A watercolor painting of a blueberry with dark blue and yellow washes.
Watercolor illustration of a woman with long brown hair wearing a red long-sleeve shirt and light-colored pants, standing with her hands on her hips.

Call me Ella

I am a writer, artist, and teacher of Yoga Nidra from Cape Town, South Africa.

I have a great love of the work of Carl Jung, a deep appreciation of inner work, and my respect for the process of Internal Family Systems continues to grow.

I work between South Africa and the UK — finding seashores wherever I can and writing about landscapes; both outer and inner.

Here, you will find my work as a Yoga Nidra teacher, with podcasts from the heart. While I have a great appreciation for talk therapy, I have found that my inner work practice of Yoga Nidra has given me the most consistency and confidence of Self.

Here, I aim to provide people with access to free resources so that they can start or add to an existing practice of inner work, or work with me one-to-one on a specific concern or interest.


I first encountered Yoga Nidra in 2015 when I arrived at an ashram in Karnataka, India after following a throwaway suggestion from a friend while I was travelling through the subcontinent. The ashram is run by Swami Yogaratna Saraswati who teaches introductory and advanced courses as well as running an annual Yoga Nidra teacher training programme.

I instantly fell in love with Yoga Nidra. I was swept up by an intense joy for being reunited with a forgotten part of myself, still so familiar despite having been so disconnected from it for so long. It was deeply moving that my inner world was there, waiting for me to return. It felt rich and expansive and just for me. In 2016 I returned to the ashram to train as a Yoga Nidra teacher.

Almost immediately, I saw how easy it is to take Jung’s concept of individuation — our life work of knowing ourselves; bringing together conscious with unconscious, psyche with soma, individual with collective — and overlay it on Yoga Nidra. I found the alchemy was so natural and effective — incorporating it into my training with Swami Yogaratna’s encouragement. I visited again in 2017 to spend a few months formulating a Yoga Nidra book with Swami Yogaratna and running the ashram when she was away travelling.

When I returned to the UK, I spent the next 7 years nurturing my unique approach to Yoga Nidra as a method of individuation. It wasn’t until early 2024 that I experienced Internal Family Systems with a Jungian analyst and discovered the joys of working with ‘parts’.
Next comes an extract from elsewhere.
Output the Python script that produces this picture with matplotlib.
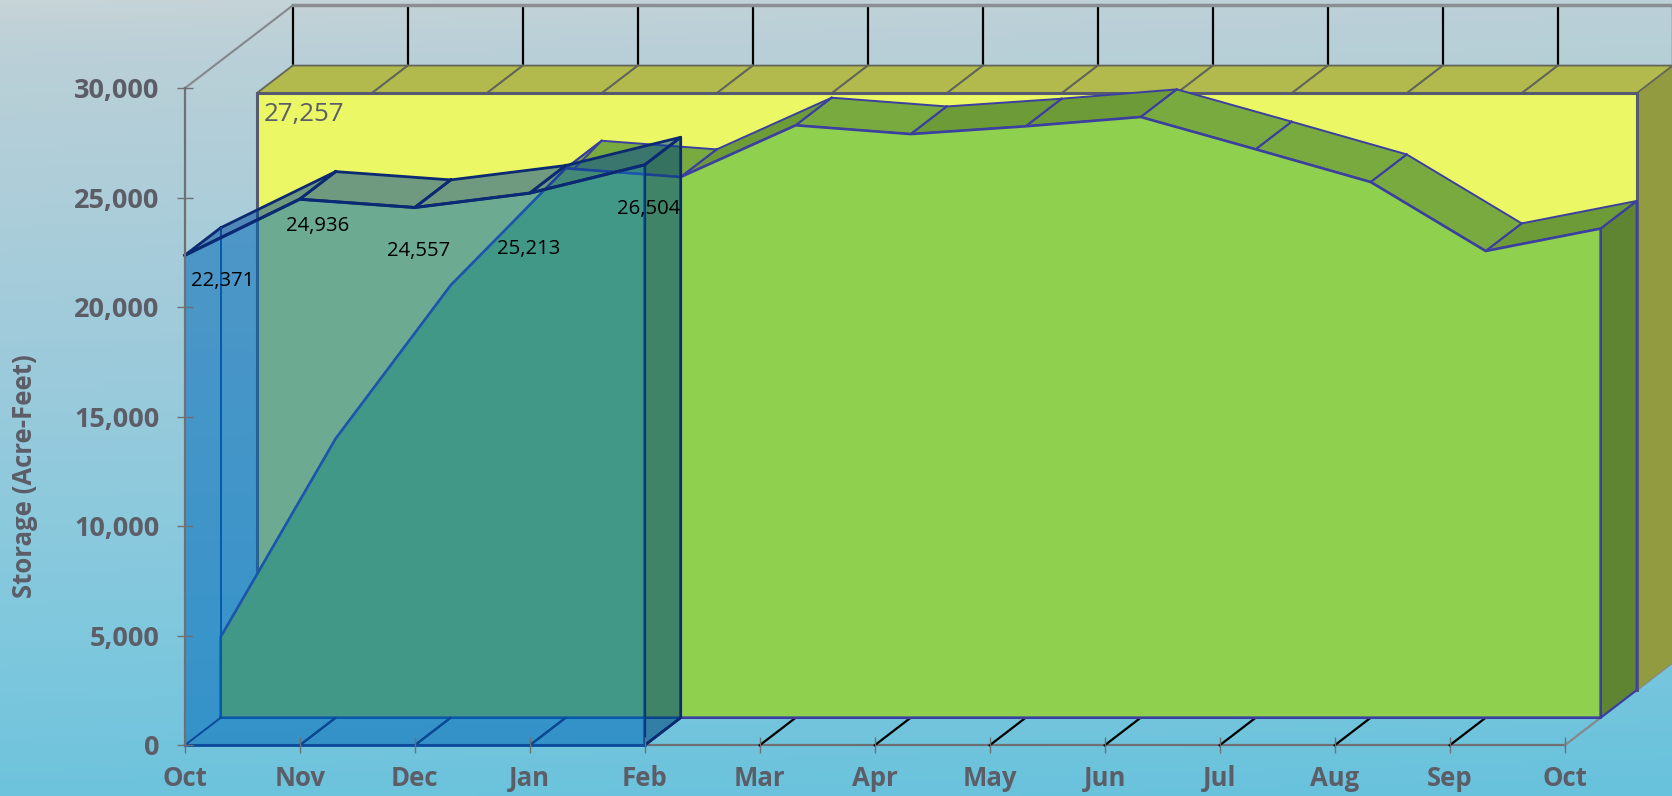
#plot.py

import numpy as np
import matplotlib
matplotlib.use("Agg")
import matplotlib.pyplot as plt
from matplotlib.colors import LinearSegmentedColormap

plt.rcParams['font.family'] = ['Open Sans', 'DejaVu Sans']

months = ['Oct', 'Nov', 'Dec', 'Jan', 'Feb', 'Mar', 'Apr', 'May', 'Jun', 'Jul', 'Aug', 'Sep', 'Oct']
y_ticks = [0, 5000, 10000, 15000, 20000, 25000, 30000]

# current water year, only runs to Feb
current_storage = [22371, 24936, 24557, 25213, 26504]
# average storage
average_storage = [3690, 12745, 19745, 25085, 24690, 27050, 26650, 27005, 27430, 25955, 24460, 21310, 22335]
# capacity, flat across the year
capacity_storage = [27257] * 13

current_labels = ['22,371', '24,936', '24,557', '25,213', '26,504']
capacity_label = '27,257'

# depth of one series in the fake 3D, in data units
DEPTH_X = 36.0 / 115.0
DEPTH_Y = 27.6 / 21.9 * 1000

W, H = 1672, 796
TEXT_GREY = '#5c5d66'
AXIS_GREY = '#6e7074'


def proj(x, y, layer):
    """Shift data points back by a number of depth layers."""
    return x + layer * DEPTH_X, y + layer * DEPTH_Y


def draw_ribbon(ax, values, front, colors, edge, lw, zorder, alpha=1.0):
    """Draw the slanted top surface of an area series, one piece per month."""
    for i in range(len(values) - 1):
        x0, y0 = proj(i, values[i], front)
        x1, y1 = proj(i + 1, values[i + 1], front)
        x2, y2 = proj(i + 1, values[i + 1], front + 1)
        x3, y3 = proj(i, values[i], front + 1)
        color = colors[0] if values[i + 1] >= values[i] else colors[1]
        ax.fill([x0, x1, x2, x3], [y0, y1, y2, y3], facecolor=color, edgecolor='none',
                alpha=alpha, clip_on=False, zorder=zorder)
        ax.plot([x3, x0, x1, x2, x3], [y3, y0, y1, y2, y3], color=edge, lw=lw,
                clip_on=False, zorder=zorder + 0.1, solid_joinstyle='round')


fig = plt.figure(figsize=(W / 100, H / 100), dpi=100)

# background gradient, light grey in the top left to cyan at the bottom
bg = fig.add_axes([0, 0, 1, 1], zorder=0)
yy, xx = np.mgrid[0:1:200j, 0:1:200j]
t = np.clip(yy * 0.94 + xx * 0.06, 0, 1)
cmap = LinearSegmentedColormap.from_list('bg', [(0, '#c6d4d7'), (0.06, '#bbd0d7'), (0.4, '#9fcbdb'),
                                                (0.75, '#80c8de'), (1, '#68c2dc')])
bg.imshow(t, cmap=cmap, vmin=0, vmax=1, aspect='auto', extent=[0, 1, 1, 0])
bg.axis('off')

ax = fig.add_axes([184.7 / W, (H - 745.3) / H, 1380 / W, 657 / H], zorder=1)
ax.patch.set_visible(False)
ax.set_xlim(0, 12)
ax.set_ylim(0, 30000)

n = np.arange(len(months))
current_x = np.arange(len(current_storage))

# back wall and its grid
wall_x, wall_y = proj(n, np.full(len(n), 30000), 3)
base_x, base_y = proj(n, np.array(capacity_storage), 3)
ax.vlines(wall_x, base_y, wall_y, color='black', lw=1.6, clip_on=False, zorder=1)
ax.plot(wall_x, wall_y, color='#8b8e92', lw=2.5, clip_on=False, zorder=1.1)

# left diagonal from the top of the y axis to the back wall
dx, dy = proj(np.array([0, 0]), np.array([30000, 30000]), np.array([0, 3]))
ax.plot(dx, dy, color='#85888c', lw=1.5, clip_on=False, zorder=1.1)

# floor grid
for i in n[1:-1]:
    fx, fy = proj(np.array([i, i]), np.array([0, 0]), np.array([0, 1]))
    ax.plot(fx, fy, color='black', lw=1.6, clip_on=False, zorder=1.2)
for layers in ([0, 1], [2, 3]):
    fx, fy = proj(np.array([12, 12]), np.array([0, 0]), np.array(layers))
    ax.plot(fx, fy, color='#85888c', lw=1.6, clip_on=False, zorder=1.2)

# capacity series, at the back
cap_x, cap_y = proj(n, np.array(capacity_storage), 2)
cap_bx, cap_by = proj(n, np.zeros(len(n)), 2)
draw_ribbon(ax, capacity_storage, 2, ('#b2b94d', '#b2b94d'), '#63665a', 1.3, 2)
sx, sy = proj(np.array([12, 12, 12, 12]), np.array([0, capacity_storage[-1], capacity_storage[-1], 0]),
              np.array([2, 2, 3, 3]))
ax.fill(sx, sy, facecolor='#939b40', edgecolor='none', clip_on=False, zorder=2)
ax.fill_between(cap_x, cap_by, cap_y, facecolor='#ebf764', edgecolor='none', clip_on=False, zorder=2.2)
ax.plot(np.r_[cap_x[0], cap_x, cap_x[-1]], np.r_[cap_by[0], cap_y, cap_by[-1]], color='#555a70', lw=2.2,
        clip_on=False, zorder=2.3)
ax.plot(sx[:2], sy[:2], color='#555a70', lw=2, clip_on=False, zorder=2.3)

# average series, in the middle
avg_edge = '#3b3fa0'
draw_ribbon(ax, average_storage, 1, ('#6d9b38', '#79aa3f'), avg_edge, 1.4, 3)
sx, sy = proj(np.array([12, 12, 12, 12]), np.array([0, average_storage[-1], average_storage[-1], 0]),
              np.array([1, 1, 2, 2]))
ax.fill(sx, sy, facecolor='#5f8533', edgecolor=avg_edge, lw=1.6, clip_on=False, zorder=3)
avg_x, avg_y = proj(n, np.array(average_storage), 1)
avg_bx, avg_by = proj(n, np.zeros(len(n)), 1)
ax.fill_between(avg_x, avg_by, avg_y, facecolor='#8fd14f', edgecolor='none', clip_on=False, zorder=3.4)
ax.plot(np.r_[avg_x[0], avg_x, avg_x[-1], avg_x[0]], np.r_[avg_by[0], avg_y, avg_by[-1], avg_by[0]],
        color=avg_edge, lw=1.9, clip_on=False, zorder=3.5)

# current series, see-through and in front
cur_edge = '#0b2a72'
cur_fill = '#0069b8'
cur_x, cur_y = proj(current_x, np.array(current_storage), 0)
draw_ribbon(ax, current_storage, 0, ('#00469a', '#00469a'), cur_edge, 2.0, 4, alpha=0.52)
bx, by = proj(current_x, np.zeros(len(current_x)), 1)
ax.plot(np.r_[bx[0], bx[0], bx[-1]], np.r_[proj(0, current_storage[0], 1)[1], by[0], by[-1]],
        color='#0a4a9c', lw=1.4, clip_on=False, zorder=4.2)
sx, sy = proj(np.array([4, 4, 4, 4]), np.array([0, current_storage[-1], current_storage[-1], 0]),
              np.array([0, 0, 1, 1]))
ax.fill(sx, sy, facecolor='#00457c', edgecolor='none', alpha=0.55, clip_on=False, zorder=4.3)
ax.plot(np.r_[sx, sx[0]], np.r_[sy, sy[0]], color=cur_edge, lw=2.0, clip_on=False, zorder=4.4)
ax.fill_between(cur_x, 0, cur_y, facecolor=cur_fill, edgecolor='none', alpha=0.54, clip_on=False, zorder=4.5)
for i in current_x[1:-1]:
    fx, fy = proj(np.array([i, i]), np.array([0, 0]), np.array([0, 1]))
    ax.plot(fx, fy, color='#0a4a9c', lw=1.4, clip_on=False, zorder=4.6)
fx, fy = proj(np.array([0, 0]), np.array([0, 0]), np.array([0, 1]))
ax.plot(fx, fy, color='#0a4a9c', lw=1.4, clip_on=False, zorder=4.6)
ax.plot(cur_x, cur_y, color=cur_edge, lw=2.2, clip_on=False, zorder=4.7)
ax.plot(cur_x, np.zeros(len(cur_x)), color='#0a4a9c', lw=2.0, clip_on=False, zorder=4.7)

# data labels, offsets in pixels from each point
label_offsets = [(38, -26), (18, -27), (4, -43), (-1, -56), (4, -44)]
for i, label in enumerate(current_labels):
    off = label_offsets[i]
    ax.annotate(label, xy=(cur_x[i], cur_y[i]), xytext=(off[0] * 0.72, off[1] * 0.72),
                textcoords='offset points', ha='center', va='center', fontsize=14.6,
                color='black', annotation_clip=False, zorder=6)
ax.annotate(capacity_label, xy=(cap_x[0], capacity_storage[0] + 2 * DEPTH_Y), xytext=(47 * 0.72, -21 * 0.72),
            textcoords='offset points', ha='center', va='center', fontsize=18.7,
            color=TEXT_GREY, annotation_clip=False, zorder=6)

# axes, ticks and the left spine sit on top of the see-through series
ax.set_xticks(n)
ax.set_xticklabels(months, fontweight='bold')
ax.set_yticks(y_ticks)
ax.set_yticklabels([f'{v:,}' for v in y_ticks], fontweight='bold')
ax.tick_params(axis='both', direction='inout', length=11.5, width=1.0, color=AXIS_GREY)
ax.tick_params(axis='x', pad=8.5, labelsize=18.5, labelcolor=TEXT_GREY)
ax.tick_params(axis='y', pad=12.5, labelsize=19.5, labelcolor=TEXT_GREY)
ax.xaxis.set_zorder(5)
ax.yaxis.set_zorder(5)
for side in ['top', 'right']:
    ax.spines[side].set_visible(False)
for side in ['left', 'bottom']:
    ax.spines[side].set_color(AXIS_GREY)
    ax.spines[side].set_linewidth(1.6)
ax.spines['left'].set_zorder(5)
ax.spines['bottom'].set_zorder(0.5)
ax.set_ylabel('Storage (Acre-Feet)', fontsize=18.5, fontweight='bold', color=TEXT_GREY)
ax.yaxis.set_label_coords(-0.106, 0.41)

fig.savefig('out.png', dpi=100)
It was similar to what I had been doing already, but the results were so rapid, and the framework of IFS gave me greater ease at describing these internal systems to myself and others. The already very imaginative landscape of possibility suddenly broadened even more.

The work I do does not constitute as Jungian Analysis nor IFS therapy, but rather it is heavily informed by a deep personal study of both. It remains in integrity — a Yoga Nidra practice.

It is this approach that you encounter through the Afterglow Yogic Sleep podcast or through working with me directly. Through these podcasts, I open the door and invite in all who wish to enter.


This Inner Work

The Afterglow Yogic Sleep inner work is a relaxing secular practice that invites you to go within and spend time with your Self using themes that are — collective; common to most people, and — individual; more relevant to smaller groups.

Yoga Nidra is simply an effective tool, guiding us to sit with ourselves as we connect with internal wells of inspiration, support ourselves through chronic illness, meet the inner child, or even spend the time in a state of prolonged reverie.

The process may seem daunting, but it continually surprises me — how gentle and comforting it is. We are after all, entering our own home.

Turning the gaze within, we can walk through the hallways of our lives and find the most serene and jubilant parts of ourselves.

May the Afterglow be as warm as the journey is deep.

Watercolor painting of a woman sitting on a bed, looking at framed sketches of her ancestors.